DATA LINES:
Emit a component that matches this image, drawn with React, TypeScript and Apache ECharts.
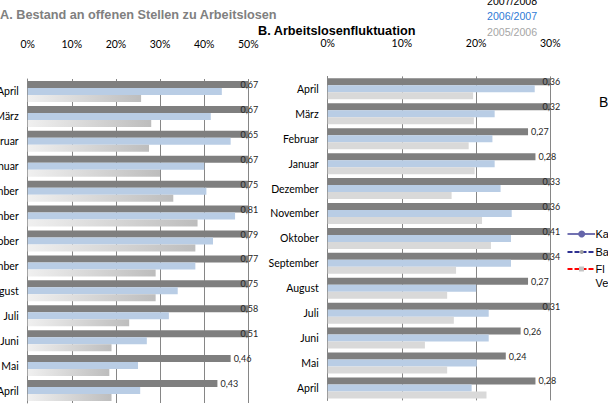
import React, { useEffect, useRef } from 'react';
import * as echarts from 'echarts';

const months = ['April', 'März', 'Februar', 'Januar', 'Dezember', 'November', 'Oktober', 'September', 'August', 'Juli', 'Juni', 'Mai', 'April'];
const seasons = ['2007/2008', '2006/2007', '2005/2006'];

// Panel A: Bestand an offenen Stellen zu Arbeitslosen
const aCur = [0.67, 0.67, 0.65, 0.67, 0.75, 0.81, 0.79, 0.77, 0.75, 0.58, 0.51, 0.46, 0.43];
const aPrev = [0.44, 0.415, 0.46, 0.40, 0.405, 0.47, 0.42, 0.38, 0.34, 0.32, 0.27, 0.25, 0.255];
const aOld = [0.257, 0.28, 0.275, 0.30, 0.33, 0.385, 0.38, 0.29, 0.29, 0.23, 0.19, 0.185, 0.19];

// Panel B: Arbeitslosenfluktuation
const bCur = [0.36, 0.32, 0.27, 0.28, 0.33, 0.36, 0.41, 0.34, 0.27, 0.31, 0.26, 0.24, 0.28];
const bPrev = [0.279, 0.225, 0.222, 0.225, 0.233, 0.248, 0.247, 0.247, 0.2, 0.217, 0.217, 0.201, 0.194];
const bOld = [0.196, 0.197, 0.19, 0.198, 0.167, 0.208, 0.22, 0.173, 0.161, 0.17, 0.131, 0.161, 0.214];

const aMax = 0.5;
const bMax = 0.3;

const CAL = 'Lato, "Liberation Sans", sans-serif';
const ARIAL = '"Liberation Sans", Arial, sans-serif';

const fmtComma = (v: number) => v.toFixed(2).replace('.', ',');

function curData(values: number[], max: number) {
  return values.map((v) =>
    v > max
      ? { value: v, label: { position: 'right', distance: 1, align: 'center' } }
      : { value: v }
  );
}

export default function App() {
  const ref = useRef<HTMLDivElement>(null);
  useEffect(() => {
    if (!ref.current) return;
    const chart = echarts.init(ref.current, undefined, { renderer: 'svg' });
    const gridLine = '#868686';
    const xAxisBase = (gridIndex: number, max: number, margin: number) => ({
      type: 'value',
      gridIndex,
      position: 'top',
      min: 0,
      max,
      interval: 0.1,
      axisLine: { show: false },
      axisTick: { show: false },
      splitLine: { show: true, lineStyle: { color: gridLine, width: 1 } },
      axisLabel: {
        margin,
        color: '#000',
        fontFamily: CAL,
        fontSize: 10.5,
        formatter: (v: number) => Math.round(v * 100) + '%',
      },
    });
    const yAxisBase = (gridIndex: number) => ({
      type: 'category',
      gridIndex,
      inverse: true,
      data: months,
      axisLine: { show: true, lineStyle: { color: gridLine, width: 1 } },
      axisTick: { show: false },
      splitLine: { show: false },
      axisLabel: { margin: 9, color: '#000', fontFamily: CAL, fontSize: 10.5 },
    });
    const curLabel = {
      show: true,
      position: 'right',
      distance: 3,
      color: '#262626',
      fontFamily: CAL,
      fontSize: 9,
      formatter: (p: any) => fmtComma(p.value),
    };
    const gradA = new echarts.graphic.LinearGradient(0, 0, 1, 0, [
      { offset: 0, color: '#f0f0f0' },
      { offset: 1, color: '#bdbdbd' },
    ]);
    const barCommon = { type: 'bar', barWidth: 7, barGap: '0%', clip: true };

    chart.setOption({
      animation: false,
      grid: [
        { left: 27.7, top: 79, width: 220.6, height: 324, containLabel: false, outerBoundsMode: 'none' },
        { left: 327.7, top: 76.4, width: 222.6, height: 324, containLabel: false, outerBoundsMode: 'none' },
      ],
      xAxis: [xAxisBase(0, aMax, 30), xAxisBase(1, bMax, 27.5)],
      yAxis: [yAxisBase(0), yAxisBase(1)],
      series: [
        { ...barCommon, name: seasons[0], xAxisIndex: 0, yAxisIndex: 0, data: curData(aCur, aMax), itemStyle: { color: '#7f7f7f' }, label: curLabel },
        { ...barCommon, name: seasons[1], xAxisIndex: 0, yAxisIndex: 0, data: aPrev, itemStyle: { color: '#b9cde5' } },
        { ...barCommon, name: seasons[2], xAxisIndex: 0, yAxisIndex: 0, data: aOld, itemStyle: { color: gradA } },
        { ...barCommon, name: seasons[0], xAxisIndex: 1, yAxisIndex: 1, data: curData(bCur, bMax), itemStyle: { color: '#7f7f7f' }, label: curLabel },
        { ...barCommon, name: seasons[1], xAxisIndex: 1, yAxisIndex: 1, data: bPrev, itemStyle: { color: '#b9cde5' } },
        { ...barCommon, name: seasons[2], xAxisIndex: 1, yAxisIndex: 1, data: bOld, itemStyle: { color: '#d9d9d9' } },
      ],
      graphic: [
        { type: 'text', x: 0, y: 15, style: { text: 'A. Bestand an offenen Stellen zu Arbeitslosen', fill: '#808080', fontFamily: ARIAL, fontWeight: 'bold', fontSize: 12.7, verticalAlign: 'middle' } },
        { type: 'text', x: 258, y: 31, style: { text: 'B. Arbeitslosenfluktuation', fill: '#000', fontFamily: ARIAL, fontWeight: 'bold', fontSize: 12.7, verticalAlign: 'middle' } },
        { type: 'text', x: 487, y: 0.5, style: { text: seasons[0], fill: '#000', fontFamily: ARIAL, fontSize: 10.6, verticalAlign: 'middle' } },
        { type: 'text', x: 487, y: 15.5, style: { text: seasons[1], fill: '#2f7bd6', fontFamily: ARIAL, fontSize: 10.6, verticalAlign: 'middle' } },
        { type: 'text', x: 487, y: 31.5, style: { text: seasons[2], fill: '#a6a6a6', fontFamily: ARIAL, fontSize: 10.6, verticalAlign: 'middle' } },
        { type: 'text', x: 599, y: 102, style: { text: 'B', fill: '#000', fontFamily: ARIAL, fontSize: 14, verticalAlign: 'middle' } },
        // partial legend of the neighbouring chart
        { type: 'line', shape: { x1: 567.5, y1: 234, x2: 595, y2: 234 }, style: { stroke: '#7272b2', lineWidth: 2 } },
        { type: 'circle', shape: { cx: 581.7, cy: 234, r: 3.5 }, style: { fill: '#6565aa' } },
        { type: 'line', shape: { x1: 567.5, y1: 252, x2: 595, y2: 252 }, style: { stroke: '#2e3192', lineWidth: 2, lineDash: [5, 2] } },
        { type: 'circle', shape: { cx: 581.7, cy: 252, r: 2 }, style: { fill: '#a0a0a0' } },
        { type: 'line', shape: { x1: 567.5, y1: 269, x2: 595, y2: 269 }, style: { stroke: '#ff0000', lineWidth: 2, lineDash: [5, 2] } },
        { type: 'rect', shape: { x: 579, y: 266.5, width: 5, height: 5 }, style: { fill: '#c4c4c4' } },
        { type: 'text', x: 595.5, y: 234, style: { text: 'Ka', fill: '#000', fontFamily: ARIAL, fontSize: 11, verticalAlign: 'middle' } },
        { type: 'text', x: 595.5, y: 252, style: { text: 'Ba', fill: '#000', fontFamily: ARIAL, fontSize: 11, verticalAlign: 'middle' } },
        { type: 'text', x: 595.5, y: 269, style: { text: 'Fl', fill: '#000', fontFamily: ARIAL, fontSize: 11, verticalAlign: 'middle' } },
        { type: 'text', x: 595.5, y: 283, style: { text: 'Ve', fill: '#000', fontFamily: ARIAL, fontSize: 11, verticalAlign: 'middle' } },
      ],
    });
    return () => chart.dispose();
  }, []);
  return <div ref={ref} style={{ position: 'absolute', left: 0, top: 0, width: 608, height: 413, background: '#fff' }} />;
}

WORK REQUIRED: Write out the lines from the start of the material to the line with "const seasons = ['2007/2008', '2006/2007', '2005/2006'];", inclusive and exactly. Skip the pictures.

WORKED SOLUTION:
Emit a component that matches this image, drawn with React, TypeScript and Apache ECharts.
import React, { useEffect, useRef } from 'react';
import * as echarts from 'echarts';

const months = ['April', 'März', 'Februar', 'Januar', 'Dezember', 'November', 'Oktober', 'September', 'August', 'Juli', 'Juni', 'Mai', 'April'];
const seasons = ['2007/2008', '2006/2007', '2005/2006'];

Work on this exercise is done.